As Goodoak entered recovery, he joined other veterans to help those in need.
“Veterans are the most stubborn people you are ever going to meet,” Goodoak said. “They just have difficulty in asking for assistance, even the people living in the woods.”
Goodoak said Cyber Copy on Forest Avenue worked with him to produce the bumper stickers. He intends to spread his message through the city.
“I want to stop by the fire department, I want to go down by the post office and walk along and hand them out to people,” he said.
On Monday, he stepped along the narrow median where Forest Avenue meets Marginal Way, sharing space with a homeless woman named Laurel Merchant, who also said city police are basically helpful to people in her situation.

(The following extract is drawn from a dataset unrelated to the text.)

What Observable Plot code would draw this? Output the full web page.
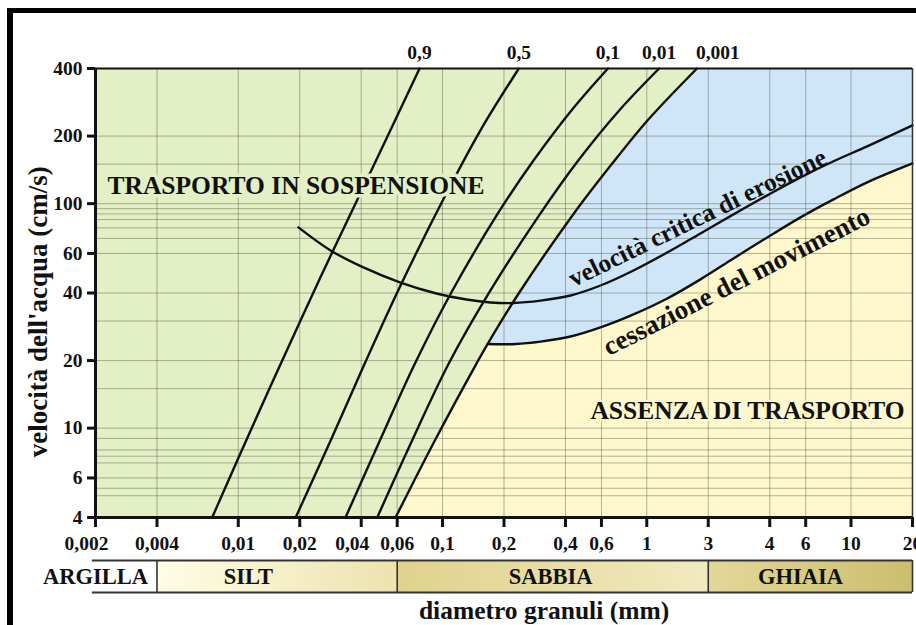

Eventually, she took some stickers from Goodoak to hand out.
Goodoak recalled encounters with police in California that he said contrast with what he has seen in Portland.
“I think Portland goes above and beyond in showing its citizens, and its temporary citizens, respect,” he said.
Roger Goodoak hands out bumper stickers in support of the Portland Police Department Monday, July 25, on Forest Avenue. He had 1,000 printed to give away free.